--- START ---
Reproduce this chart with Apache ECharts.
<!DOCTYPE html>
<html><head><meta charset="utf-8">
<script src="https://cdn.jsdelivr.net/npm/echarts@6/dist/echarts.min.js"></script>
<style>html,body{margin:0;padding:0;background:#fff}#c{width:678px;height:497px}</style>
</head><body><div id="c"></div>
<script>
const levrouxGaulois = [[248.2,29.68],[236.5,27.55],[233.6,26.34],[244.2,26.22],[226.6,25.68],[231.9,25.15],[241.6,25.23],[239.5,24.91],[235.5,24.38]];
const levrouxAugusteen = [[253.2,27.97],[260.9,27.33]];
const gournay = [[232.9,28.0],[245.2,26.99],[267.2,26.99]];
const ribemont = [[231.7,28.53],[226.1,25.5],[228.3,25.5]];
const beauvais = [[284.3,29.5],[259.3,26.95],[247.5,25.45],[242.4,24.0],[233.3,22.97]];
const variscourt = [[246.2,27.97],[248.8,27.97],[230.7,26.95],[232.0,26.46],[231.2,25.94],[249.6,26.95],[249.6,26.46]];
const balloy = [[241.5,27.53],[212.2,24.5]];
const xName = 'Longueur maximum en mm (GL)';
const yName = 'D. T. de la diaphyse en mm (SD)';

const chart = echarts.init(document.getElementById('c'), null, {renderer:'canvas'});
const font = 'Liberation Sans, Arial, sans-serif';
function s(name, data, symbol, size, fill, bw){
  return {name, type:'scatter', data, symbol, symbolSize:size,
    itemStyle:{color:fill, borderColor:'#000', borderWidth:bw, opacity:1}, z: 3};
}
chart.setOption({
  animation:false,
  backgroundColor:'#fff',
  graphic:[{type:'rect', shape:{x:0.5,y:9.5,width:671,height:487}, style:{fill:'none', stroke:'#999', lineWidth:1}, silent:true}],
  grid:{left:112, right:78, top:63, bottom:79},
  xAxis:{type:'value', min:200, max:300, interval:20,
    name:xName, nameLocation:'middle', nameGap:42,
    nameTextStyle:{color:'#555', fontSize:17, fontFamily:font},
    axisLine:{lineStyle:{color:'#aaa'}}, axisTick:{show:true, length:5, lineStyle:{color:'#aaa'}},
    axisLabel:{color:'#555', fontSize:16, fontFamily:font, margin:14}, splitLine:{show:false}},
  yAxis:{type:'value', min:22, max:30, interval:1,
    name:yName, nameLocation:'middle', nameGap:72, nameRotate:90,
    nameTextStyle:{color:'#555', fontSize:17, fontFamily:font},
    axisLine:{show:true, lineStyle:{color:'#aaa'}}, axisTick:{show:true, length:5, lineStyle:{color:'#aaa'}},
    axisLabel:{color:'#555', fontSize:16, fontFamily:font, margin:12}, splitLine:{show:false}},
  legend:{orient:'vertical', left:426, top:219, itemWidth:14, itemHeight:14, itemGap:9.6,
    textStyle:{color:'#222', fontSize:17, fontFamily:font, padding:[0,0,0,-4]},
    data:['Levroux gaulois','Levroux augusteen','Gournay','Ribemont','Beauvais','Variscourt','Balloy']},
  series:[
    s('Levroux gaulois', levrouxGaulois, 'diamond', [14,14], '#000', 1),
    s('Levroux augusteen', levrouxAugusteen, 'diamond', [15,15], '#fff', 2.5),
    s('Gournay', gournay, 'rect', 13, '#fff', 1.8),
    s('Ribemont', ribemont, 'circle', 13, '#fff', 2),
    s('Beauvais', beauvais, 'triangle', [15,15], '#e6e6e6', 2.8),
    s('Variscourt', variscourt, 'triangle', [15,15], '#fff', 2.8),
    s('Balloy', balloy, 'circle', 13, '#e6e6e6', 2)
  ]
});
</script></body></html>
--- END ---
**Set task**.
Hand back the material above in full, exactly as written.

**Full output**.
Reproduce this chart with Apache ECharts.
<!DOCTYPE html>
<html><head><meta charset="utf-8">
<script src="https://cdn.jsdelivr.net/npm/echarts@6/dist/echarts.min.js"></script>
<style>html,body{margin:0;padding:0;background:#fff}#c{width:678px;height:497px}</style>
</head><body><div id="c"></div>
<script>
const levrouxGaulois = [[248.2,29.68],[236.5,27.55],[233.6,26.34],[244.2,26.22],[226.6,25.68],[231.9,25.15],[241.6,25.23],[239.5,24.91],[235.5,24.38]];
const levrouxAugusteen = [[253.2,27.97],[260.9,27.33]];
const gournay = [[232.9,28.0],[245.2,26.99],[267.2,26.99]];
const ribemont = [[231.7,28.53],[226.1,25.5],[228.3,25.5]];
const beauvais = [[284.3,29.5],[259.3,26.95],[247.5,25.45],[242.4,24.0],[233.3,22.97]];
const variscourt = [[246.2,27.97],[248.8,27.97],[230.7,26.95],[232.0,26.46],[231.2,25.94],[249.6,26.95],[249.6,26.46]];
const balloy = [[241.5,27.53],[212.2,24.5]];
const xName = 'Longueur maximum en mm (GL)';
const yName = 'D. T. de la diaphyse en mm (SD)';

const chart = echarts.init(document.getElementById('c'), null, {renderer:'canvas'});
const font = 'Liberation Sans, Arial, sans-serif';
function s(name, data, symbol, size, fill, bw){
  return {name, type:'scatter', data, symbol, symbolSize:size,
    itemStyle:{color:fill, borderColor:'#000', borderWidth:bw, opacity:1}, z: 3};
}
chart.setOption({
  animation:false,
  backgroundColor:'#fff',
  graphic:[{type:'rect', shape:{x:0.5,y:9.5,width:671,height:487}, style:{fill:'none', stroke:'#999', lineWidth:1}, silent:true}],
  grid:{left:112, right:78, top:63, bottom:79},
  xAxis:{type:'value', min:200, max:300, interval:20,
    name:xName, nameLocation:'middle', nameGap:42,
    nameTextStyle:{color:'#555', fontSize:17, fontFamily:font},
    axisLine:{lineStyle:{color:'#aaa'}}, axisTick:{show:true, length:5, lineStyle:{color:'#aaa'}},
    axisLabel:{color:'#555', fontSize:16, fontFamily:font, margin:14}, splitLine:{show:false}},
  yAxis:{type:'value', min:22, max:30, interval:1,
    name:yName, nameLocation:'middle', nameGap:72, nameRotate:90,
    nameTextStyle:{color:'#555', fontSize:17, fontFamily:font},
    axisLine:{show:true, lineStyle:{color:'#aaa'}}, axisTick:{show:true, length:5, lineStyle:{color:'#aaa'}},
    axisLabel:{color:'#555', fontSize:16, fontFamily:font, margin:12}, splitLine:{show:false}},
  legend:{orient:'vertical', left:426, top:219, itemWidth:14, itemHeight:14, itemGap:9.6,
    textStyle:{color:'#222', fontSize:17, fontFamily:font, padding:[0,0,0,-4]},
    data:['Levroux gaulois','Levroux augusteen','Gournay','Ribemont','Beauvais','Variscourt','Balloy']},
  series:[
    s('Levroux gaulois', levrouxGaulois, 'diamond', [14,14], '#000', 1),
    s('Levroux augusteen', levrouxAugusteen, 'diamond', [15,15], '#fff', 2.5),
    s('Gournay', gournay, 'rect', 13, '#fff', 1.8),
    s('Ribemont', ribemont, 'circle', 13, '#fff', 2),
    s('Beauvais', beauvais, 'triangle', [15,15], '#e6e6e6', 2.8),
    s('Variscourt', variscourt, 'triangle', [15,15], '#fff', 2.8),
    s('Balloy', balloy, 'circle', 13, '#e6e6e6', 2)
  ]
});
</script></body></html>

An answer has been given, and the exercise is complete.